Even Taufiq was excited busily taking photos of those first reunions. The novelty not lost on him, “how often do you get to be around your cousins!” Not often enough. My eldest struggled to conceptualise that these were my cousins in the same way her cousins were hers. How could it be? These people we’re seeing for the first time? Her cousins are like bonus siblings who we see all the time, running freely through our homes like they’re extensions of each others.

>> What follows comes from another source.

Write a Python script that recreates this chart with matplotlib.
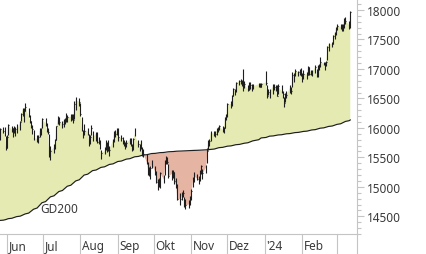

Really? Was I “sad to be leaving” she probed, “you’re not crying like when we left Bangladesh” with a little added skepticism around my ‘newly found’ family. But Bangladesh felt like a different trip- painfully haunted by memories of places and people no longer with us, and emptied out of those seeking a new life elsewhere in the world. No, I wasn’t sad today. I was excited. Excited by new start, the feeling of being home, feeling a connection you can’t recreate. A feeling I had completely forgotten.

Like I said in my speech at the wedding (made with a few minutes notice): it’s a funny thing coming back into someone’s life in their adulthood, when your core memory of them is being a toddler running scared of pigeons. But there’s something really special about it. You come at it with an appreciation of those ties and genuine pride at seeing them as the person in front of you. Excited to see where the next chapter takes them, and you, together as a family.

What a trip ❤️ I’ve come back home, a little more whole.